Market and economic pressure points
– Oil and products: Another confirmed refinery fire at Yaroslavl adds to a documented pattern of at least 194 Ukrainian strikes on Russian refineries this year (Report 4, 19). Each hit incrementally reduces Russia’s flexibility to export diesel, gasoline, and fuel oil without internal shortages. While a single plant outage is manageable, sustained pressure increases the probability of ad hoc export curbs or logistical bottlenecks, supporting higher European and global product cracks.
– Power and metals: Sevastopol’s blackout underlines the vulnerability of Crimea’s grid. Should Ukrainian planners expand strikes to Russian generation or high‑voltage nodes on the mainland, broader power‑sector risk could spill into metals and grain logistics via port disruptions in the Azov–Black Sea basin.
– Defense and sovereign risk: High‑end missile use and visible Patriot performance strain Western munitions stockpiles and budgets, bolstering defense equities (particularly missile, radar, and interceptor manufacturers).

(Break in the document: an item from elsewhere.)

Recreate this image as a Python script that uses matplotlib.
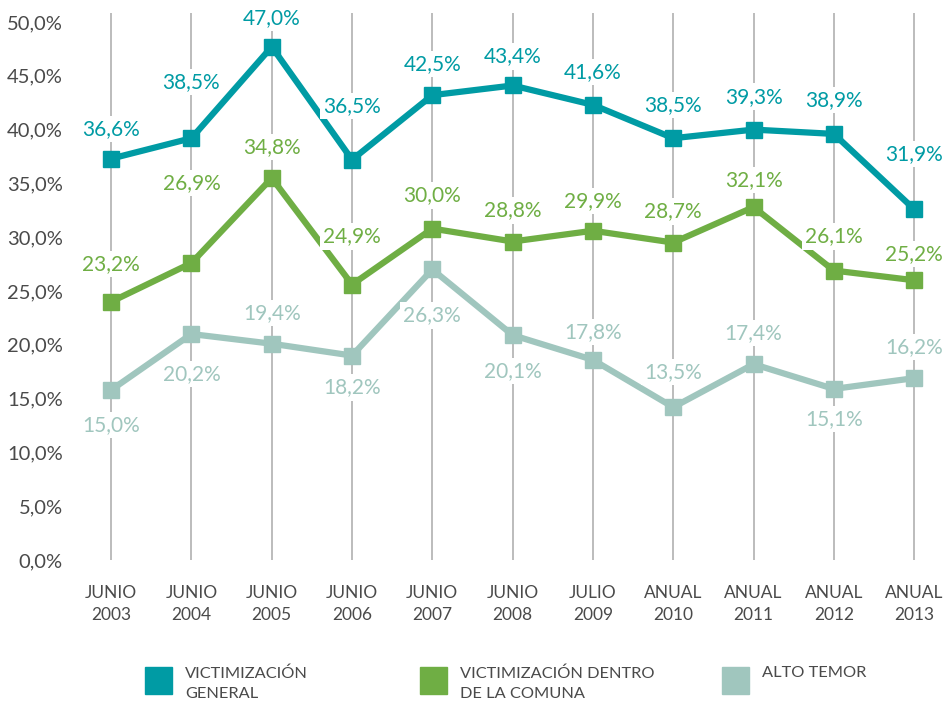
import matplotlib
matplotlib.use("Agg")
import matplotlib.pyplot as plt
from matplotlib.patches import Rectangle

plt.rcParams['font.family'] = ['Lato', 'DejaVu Sans']

periods = ['JUNIO\n2003', 'JUNIO\n2004', 'JUNIO\n2005', 'JUNIO\n2006', 'JUNIO\n2007',
           'JUNIO\n2008', 'JULIO\n2009', 'ANUAL\n2010', 'ANUAL\n2011', 'ANUAL\n2012',
           'ANUAL\n2013']

# marker heights as drawn in the reference
general = [37.3, 39.2, 47.7, 37.2, 43.2, 44.1, 42.3, 39.2, 40.0, 39.6, 32.6]
comuna = [24.0, 27.6, 35.5, 25.6, 30.8, 29.6, 30.6, 29.5, 32.8, 26.9, 26.0]
temor = [15.8, 21.0, 20.1, 19.0, 27.0, 20.9, 18.6, 14.2, 18.2, 15.9, 16.9]

# printed labels
general_lbl = ['36,6%', '38,5%', '47,0%', '36,5%', '42,5%', '43,4%', '41,6%', '38,5%', '39,3%', '38,9%', '31,9%']
comuna_lbl = ['23,2%', '26,9%', '34,8%', '24,9%', '30,0%', '28,8%', '29,9%', '28,7%', '32,1%', '26,1%', '25,2%']
temor_lbl = ['15,0%', '20,2%', '19,4%', '18,2%', '26,3%', '20,1%', '17,8%', '13,5%', '17,4%', '15,1%', '16,2%']

# label offsets in pixels (positive = above the marker)
general_off = [30, 56, 29, 54, 31, 29, 33, 33, 33, 34, 55]
comuna_off = [38, 80, 31, 48, 33, 31, 30, 31, 27, 34, 26]
temor_off = [-35, -40, 31, -32, -46, -36, 28, 35, 31, -30, 31]

yticks = [0, 5, 10, 15, 20, 25, 30, 35, 40, 45, 50]

c_gen = '#009ba4'
c_com = '#6fae44'
c_tem = '#a0c6be'
c_txt = '#4a4a4a'

W, H = 948, 704
fig = plt.figure(figsize=(W / 100, H / 100), dpi=100)
x0, x1 = -0.5, 10.3
left = 71
right = left + (x1 - x0) * 80.3
ax = fig.add_axes([left / W, (H - 560) / H, (right - left) / W, 538 / H])
ax.set_xlim(x0, x1)
ax.set_ylim(0, 50)
for s in ax.spines.values():
    s.set_visible(False)

x = list(range(len(periods)))
ax.vlines(x, 0, 50.85, color='#b0b0b0', lw=1.2, zorder=1, clip_on=False)

for vals, lbls, offs, col in [(general, general_lbl, general_off, c_gen),
                              (comuna, comuna_lbl, comuna_off, c_com),
                              (temor, temor_lbl, temor_off, c_tem)]:
    ax.plot(x, vals, color=col, lw=4.5, marker='s', ms=11.5, zorder=3, clip_on=False)
    for xi, v, t, o in zip(x, vals, lbls, offs):
        ax.annotate(t, (xi, v), xytext=(0, o), textcoords='offset pixels',
                    ha='center', va='center', fontsize=15, color=col, zorder=4,
                    bbox=dict(boxstyle='square,pad=0.15', fc='white', ec='none'))

ax.set_yticks(yticks)
ax.set_yticklabels([f'{v},0%' for v in yticks], fontsize=14.5, color=c_txt)
ax.set_xticks(x)
ax.set_xticklabels(periods, fontsize=12.5, color=c_txt, linespacing=1.45)
ax.tick_params(axis='both', length=0)
ax.tick_params(axis='y', pad=6)
ax.tick_params(axis='x', pad=18)

legend = [('VICTIMIZACIÓN\nGENERAL', c_gen, 145),
          ('VICTIMIZACIÓN DENTRO\nDE LA COMUNA', c_com, 420),
          ('ALTO TEMOR', c_tem, 722)]
for txt, col, px in legend:
    fig.add_artist(Rectangle((px / W, (H - 694) / H), 27 / W, 27 / H,
                             transform=fig.transFigure, color=col))
    fig.text((px + 40) / W, (H - 666) / H, txt, fontsize=11.8, color=c_txt,
             va='top', ha='left', linespacing=1.55)

fig.savefig('out.png', dpi=100)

Intensifying strikes on Kyiv’s industrial base and on Russian refineries keeps risk premia elevated for Russian assets and Eastern European FX.
What to watch in the next 24–48 hours
- Updated casualties and damage assessments in Kyiv – whether the death toll climbs further and whether key defense‑industrial plants suffered long‑term functional impairment.
- Russian and Ukrainian follow‑on strikes – signs of another large Russian missile wave or a new Ukrainian drone campaign against additional Russian refineries or power assets.
- Evidence of Patriot/air-defense resupply decisions – emergency U.S./NATO moves to surge interceptors or alternative systems to protect Kyiv.
- Russian domestic response to refinery hits – any temporary export limits, internal fuel rationing, or price spikes that might signal stress in the refining chain.
- Operational impact in Crimea/Sevastopol – observable changes in Black Sea Fleet posture, port activity, or additional fortification of the peninsula’s energy and air-defense network.
Taken together, the overnight exchange marks a notable escalation in both sides’ willingness to absorb and impose pain deep in the adversary’s rear, with direct implications for civilian safety, the sustainability of Ukraine’s air defense, and the reliability of Russian fuels and Crimean power.
MARKET IMPACT ASSESSMENT: Near-term upside risk for oil and refined products given repeated Ukrainian hits on Russian refineries and confirmed fire at Yaroslavl, alongside a major power outage in Sevastopol/Crimea. Adds incremental support to defense equities and air/missile-defense names, modest safe-haven bid for gold, and continued risk premium in Eastern European assets and FX.